In my mind, that’s what the short story "The Standard of Living" by Dorothy Parker addresses. Simply, the narrative finds out what happens to the forgotten near-chums. It follows two bland if not slightly attractive (or slutty) friends who work as stenographers in post-World War II Manhattan. I picture the assistants that come on to the advertising executives in Mad Men, but with no emotional depth (meaning, these women don’t hold higher aspirations than serving as floozies).
Lacking an action-packed narrative arc, "The Standard of Living" deals with gluttonous, near-Gatsby gals and a Saturday-afternoon pallor game they play. The question: What would you buy if you had a million dollars? These ladies aren’t buying lots of macaroni and cheese, either (sorry Bare Naked Ladies). No, these dames – a term used in its most accurate way possible – possess a taste for the finer things: mink stoles, elegant pearl necklaces, perfume from Chesarie cats, you get the idea.
And the best part is the catch: you can’t do anything nice for others. As soon as you try to donate the money to an AIDS clinic or rescue adopted kittens or make sure the nuns in the Blues Brothers can run a school, it all disappears. The game’s purpose: act as entirely selfish as you possibly can.
Parker doesn’t fuck around with depth to these characters because there isn’t any. They want the best of the best and are chastised for acting altruistic in any way. The stories real purpose is about facing your fantasies and the world being harder (and more expensive) than you’d imagine, but I don’t care about that. Maybe I’m a lot like the Parker’s plump protagonists. I want what I can’t own, and I want to fantasize about it.
I mean, a million dollars is lot of money. It’s not what it used to be – a fact Parker alludes too – but if Regis Philbin digs it, I can too. I’d love a beach house, but that’s too ordinary – common as the ladies would say. Besides, an average beach house, even in today’s shitty economy, costs a few million. Once again, like the ladies in the story I won’t allow reality to sway my spending. Guitars cost some big bucks, but not to an excessive point. Easily, I can buy four brand new or vintage guitars (I’ll spare the axe-swooning details), and still comfortably count $950,000 in my pocket – a pretty liberal estimate. Sounds good for purchase number one.
How about a buffalo chicken factory? I love buffalo chicken, why not own a place that can serve me buffalo chicken all day, every day. Sounds good to me. I wouldn’t really want to get involved in all the murdering details, but as long as there’s some freshly-slaughtered yet delicious buffalo chicken, I’ll survive. That leaves me with like $100,000, give or take (Let’s all assume buffalo chicken factories cost $800,000).
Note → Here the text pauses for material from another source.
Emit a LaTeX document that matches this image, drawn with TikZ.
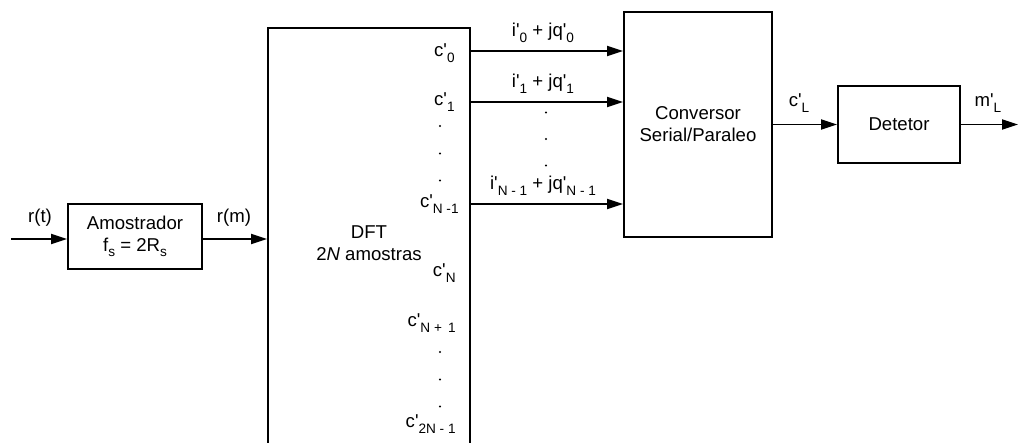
\documentclass[tikz,border=0pt]{standalone}
\usepackage{fontspec}
\setmainfont{Liberation Sans}[Ligatures=TeXOff]
\usetikzlibrary{arrows.meta}
\newcommand{\lsb}[1]{\raisebox{-2.6pt}{\fontsize{6.8pt}{8pt}\selectfont #1}}
\tikzset{
  blk/.style={draw, line width=0.9pt, rectangle, inner sep=0pt},
  arr/.style={line width=0.9pt, -{Triangle[length=8pt,width=5pt]}},
  lbl/.style={inner sep=0pt, font=\fontsize{9.3pt}{11pt}\selectfont},
  dot/.style={fill=black}
}
\begin{document}
\begin{tikzpicture}[x=0.5pt,y=-0.5pt]
\clip (0,0) rectangle (1019,443);
% blocks
\node[blk, minimum width=67pt, minimum height=32.5pt,
  label={[lbl,align=center]center:Amostrador\\f\lsb{s} = 2R\lsb{s}}] (amos) at (135,236.5) {};
\node[blk, minimum width=101pt, minimum height=226pt,
  label={[lbl,align=center,yshift=5.5pt]center:DFT\\2\textit{N} amostras}] (dft) at (369,254) {};
\node[blk, minimum width=74pt, minimum height=112.5pt,
  label={[lbl,align=center]center:Conversor\\Serial/Paraleo}] (conv) at (698,124.5) {};
\node[blk, minimum width=61pt, minimum height=38.5pt,
  label={[lbl]center:Detetor}] (det) at (899,124.5) {};
% input / output
\coordinate (in) at (11,239);
\coordinate (out) at (1018,124.5);
\draw[arr] (in) -- (in -| amos.west);
\draw[arr] (amos.east |- in) -- (in -| dft.west);
\node[lbl, anchor=base] (rt) at (40,223) {r(t)};
\node[lbl, anchor=base] (rm) at (234,223) {r(m)};
% DFT outputs
\draw[arr] (dft.east |- 0,51) -- (conv.west |- 0,51);
\draw[arr] (dft.east |- 0,102) -- (conv.west |- 0,102);
\draw[arr] (dft.east |- 0,204) -- (conv.west |- 0,204);
\node[lbl, anchor=base] (i0) at (543,37) {i'\lsb{0} + jq'\lsb{0}};
\node[lbl, anchor=base] (i1) at (543,88) {i'\lsb{1} + jq'\lsb{1}};
\node[lbl, anchor=base] (iN) at (543,190) {i'\lsb{N - 1} + jq'\lsb{N - 1}};
\fill[dot] (546,112.5) circle (1.2);
\fill[dot] (546,139) circle (1.2);
\fill[dot] (546,165.5) circle (1.2);
% DFT coefficient labels
\node[lbl, anchor=base east] (c0) at (455,57) {c'\lsb{0}};
\node[lbl, anchor=base east] (c1) at (455,106) {c'\lsb{1}};
\node[lbl, anchor=base east] (cN1) at (459,208) {c'\lsb{N -1}};
\node[lbl, anchor=base east] (cN) at (456,277) {c'\lsb{N}};
\node[lbl, anchor=base east] (cNp) at (456,327) {c'\lsb{N + \,1}};
\node[lbl, anchor=base east] (c2N) at (456,428) {c'\lsb{2N - 1}};
\fill[dot] (440,126) circle (1.2);
\fill[dot] (440,153.5) circle (1.2);
\fill[dot] (440,180.5) circle (1.2);
\fill[dot] (440,352) circle (1.2);
\fill[dot] (440,379.5) circle (1.2);
\fill[dot] (440,406.5) circle (1.2);
% conversor -> detetor -> out
\draw[arr] (conv.east) -- (det.west);
\draw[arr] (det.east) -- (out);
\node[lbl, anchor=base] (cL) at (799,107) {c'\lsb{L}};
\node[lbl, anchor=base] (mL) at (988,107) {m'\lsb{L}};
\end{tikzpicture}
\end{document}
Slowly these evolved into a genii’s three wishes, but so be it. I got a hundred grand to work with, and I’m going to make it count. I mean, season tickets to the Phillies or Eagles would be sweet. So would a private miniature golf club in my backyard. But, I really love my family. So I think a group trip to Ireland would make us all happy. There we could…
Wait, I didn’t mean it like that. They’d all be there supporting me. Any fun they partake in is purely supplemental. It’s still totally selfish. Oh come on. How could I go there by myself? You mean I LOSE IT ALL!
Maybe, I should have stuck to mink stoles like the Manhattan ladies.